SINGAPORE (Dec 17): Amid the huge selloff on Wall Street over the past two weeks, software behemoth Microsoft became the largest company in the world by market capitalisation once again, overtaking smartphone giant Apple and e-commerce supremo Amazon.com. The shuffle at the top of the technology sector may seem like a sign of times but the new world order of listed global corporates has more to do with just how much the market has punished Apple (whose stock is down 23% from its peak) and Amazon.com (down 17% from its peak) in recent weeks than anything Microsoft itself has done in terms of revenues or even profits.

Ironically, Microsoft was being written off as a has-been that could not do anything right just a few years ago. Its best days seemed over, and its shares were languishing, having gone nowhere for more than a decade when it was the world’s most valuable company. At its trough during the 2008 global financial crisis, Microsoft stock was down over 70% from its tech bubble peak.
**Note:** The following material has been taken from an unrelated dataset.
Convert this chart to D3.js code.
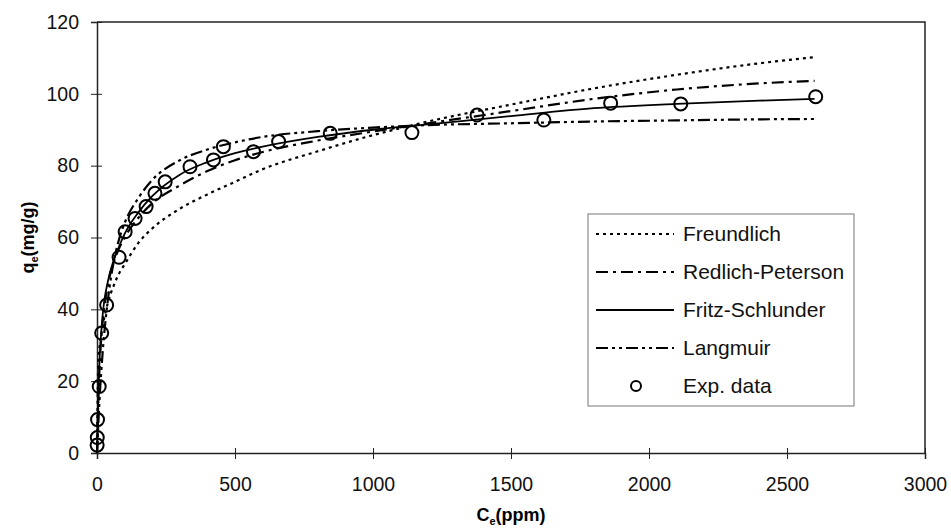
<!DOCTYPE html>
<html lang="en">
    <head>
        <title>Isotherm fits</title>
        <script src="https://d3js.org/d3.v7.min.js"></script>
        <style>
            body { margin: 0; background: #fff; }
            text { font-family: Arial, "Liberation Sans", sans-serif; }
        </style>
    </head>
    <body>
    <div id="mainDiv"></div>

        <script type="text/javascript">
            // readings
            const xTicks = [0, 500, 1000, 1500, 2000, 2500, 3000]
            const yTicks = [0, 20, 40, 60, 80, 100, 120]

            const fitC = [0, 5, 10, 20, 40, 60, 80, 100, 150, 200, 300, 400, 500, 600, 800, 1000, 1200, 1500, 1800, 2100, 2400, 2600]
            const freundlich = [0, 26, 30, 35, 42, 46.5, 50, 52.5, 58.5, 62.5, 68, 72, 75.5, 79, 84, 88.5, 92.3, 97, 101.5, 105.3, 108.5, 110.2]
            const redlichPeterson = [0, 15, 25, 36, 47, 53, 57, 60, 65.5, 69.5, 74.5, 78.5, 81.5, 83.8, 87, 89.5, 91.8, 95.2, 98.6, 101.2, 102.9, 103.6]
            const fritzSchlunder = [0, 17, 27, 38, 48, 53.5, 57.5, 61, 67, 71.5, 77.5, 81, 83.5, 85.3, 88, 90, 91.5, 93.8, 96, 97.2, 98.1, 98.6]
            const langmuir = [0, 8.5, 16, 27.5, 43, 53, 59.5, 64, 71, 76, 81.5, 84.5, 86.5, 88, 89.6, 90.6, 91.3, 91.8, 92.3, 92.6, 92.9, 93]

            const expC = [0.5, 1, 2, 8, 17, 35, 80, 102, 138, 178, 210, 247, 337, 422, 458, 567, 658, 845, 1141, 1377, 1619, 1861, 2115, 2604]
            const expQ = [2.2, 4.3, 9.3, 18.5, 33.4, 41.2, 54.5, 61.6, 65.3, 68.6, 72.3, 75.5, 79.7, 81.6, 85.3, 83.9, 86.7, 89, 89.2, 94.1, 92.7, 97.4, 97.2, 99.2]

            const seriesNames = ['Freundlich', 'Redlich-Peterson', 'Fritz-Schlunder', 'Langmuir']
            const seriesValues = [freundlich, redlichPeterson, fritzSchlunder, langmuir]
            const dashes = ['3,4', '12,5,3,5', null, '12,4,3,4,3,4']

            const width = 951
            const height = 529
            const margins = { top: 22, bottom: 76, left: 97, right: 26 }
            const bounded = {
                width: width - margins.left - margins.right,
                height: height - margins.top - margins.bottom
            }

            const svg = d3.select('#mainDiv').append('svg')
                .attr('width', width)
                .attr('height', height)

            const group = svg.append('g')
                .attr('transform', `translate(${margins.left},${margins.top})`)

            const x = d3.scaleLinear().domain([0, 3000]).range([0, bounded.width])
            const y = d3.scaleLinear().domain([0, 120]).range([bounded.height, 0])

            // frame (top and right)
            group.append('path')
                .attr('d', `M0,0H${bounded.width}V${bounded.height}`)
                .attr('fill', 'none')
                .attr('stroke', '#222')
                .attr('stroke-width', 1.5)

            const xAxis = group.append('g')
                .attr('transform', `translate(0,${bounded.height})`)
                .call(d3.axisBottom(x).tickValues(xTicks).tickFormat(d3.format('d')).tickSize(6).tickPadding(18))
            xAxis.selectAll('.tick line').attr('y1', -5).attr('y2', 6)

            const yAxis = group.append('g')
                .call(d3.axisLeft(y).tickValues(yTicks).tickFormat(d3.format('d')).tickSize(6).tickPadding(12))
            yAxis.selectAll('.tick line').attr('x1', 5).attr('x2', -6)

            svg.selectAll('.domain').attr('stroke', '#222').attr('stroke-width', 1.5)
            svg.selectAll('.tick line').attr('stroke', '#222').attr('stroke-width', 1)
            svg.selectAll('.tick text')
                .attr('font-size', 19.5)
                .attr('fill', '#111')
                .style('font-family', 'Arial, "Liberation Sans", sans-serif')

            // fitted curves
            const line = d3.line()
                .x((d) => x(d[0]))
                .y((d) => y(d[1]))
                .curve(d3.curveMonotoneX)

            seriesValues.forEach((vals, i) => {
                group.append('path')
                    .datum(fitC.map((c, j) => [c, vals[j]]))
                    .attr('d', line)
                    .attr('fill', 'none')
                    .attr('stroke', '#000')
                    .attr('stroke-width', i === 2 ? 1.8 : 2.2)
                    .attr('stroke-dasharray', dashes[i])
            })

            // experimental points
            group.selectAll('circle.exp')
                .data(expC.map((c, j) => [c, expQ[j]]))
                .enter()
                .append('circle')
                .attr('class', 'exp')
                .attr('cx', (d) => x(d[0]))
                .attr('cy', (d) => y(d[1]))
                .attr('r', 6.5)
                .attr('fill', 'none')
                .attr('stroke', '#000')
                .attr('stroke-width', 2)

            // axis titles
            const xt = svg.append('text')
                .attr('x', margins.left + bounded.width / 2)
                .attr('y', 521)
                .attr('text-anchor', 'middle')
                .attr('font-size', 18)
                .attr('font-weight', 'bold')
            xt.append('tspan').text('C')
            xt.append('tspan').text('e').attr('font-size', 11).attr('dy', 4)
            xt.append('tspan').text('(ppm)').attr('dy', -4)

            const yt = svg.append('text')
                .attr('transform', `translate(34,${margins.top + bounded.height / 2}) rotate(-90)`)
                .attr('text-anchor', 'middle')
                .attr('font-size', 18)
                .attr('font-weight', 'bold')
            yt.append('tspan').text('q')
            yt.append('tspan').text('e').attr('font-size', 11).attr('dy', 4)
            yt.append('tspan').text('(mg/g)').attr('dy', -4)

            // legend
            const legend = svg.append('g').attr('transform', 'translate(588,214)')
            legend.append('rect')
                .attr('width', 266)
                .attr('height', 192)
                .attr('fill', '#fff')
                .attr('stroke', '#777')
                .attr('stroke-width', 1)

            const rows = seriesNames.concat(['Exp. data'])
            rows.forEach((name, i) => {
                const ry = 20 + i * 38
                if (i < seriesNames.length) {
                    legend.append('line')
                        .attr('x1', 8).attr('x2', 86)
                        .attr('y1', ry).attr('y2', ry)
                        .attr('stroke', '#000')
                        .attr('stroke-width', i === 2 ? 1.8 : 2.2)
                        .attr('stroke-dasharray', dashes[i])
                } else {
                    legend.append('circle')
                        .attr('cx', 48).attr('cy', ry)
                        .attr('r', 5)
                        .attr('fill', 'none')
                        .attr('stroke', '#000')
                        .attr('stroke-width', 2)
                }
                legend.append('text')
                    .attr('x', 95)
                    .attr('y', ry)
                    .attr('dy', '0.35em')
                    .attr('font-size', 21)
                    .attr('fill', '#111')
                    .text(name)
            })
        </script>
    </body>
</html>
In late 2014, however, the Seattle-based company finally ousted founder Bill Gates’ Harvard dorm-mate Steve Ballmer as CEO and appointed self-effacing, low-key software engineer Satya Nadella as the head honcho. He swiftly began remaking Microsoft into a customer- focused firm betting on themes such as cloud computing and with a strong recurring subscription income stream. The stock has more than tripled since.

Unlike the late Steve Jobs of Apple, Amazon’s Jeff Bezos or Tesla’s Elon Musk, Nadella is no rock star CEO. He is as bland as they come. Yet, boring is the new sexy. Indeed, Microsoft has long been the embodiment of boring. For nearly a decade, rival Apple actually ran a series of TV ads featuring a buttoned-down PC guy and a cool Mac guy. But just as Apple’s market value touched a record US$1.1 trillion ($1.5 trillion) nearly three months ago, Microsoft was emerging as a steady come-from-behind runner in the race.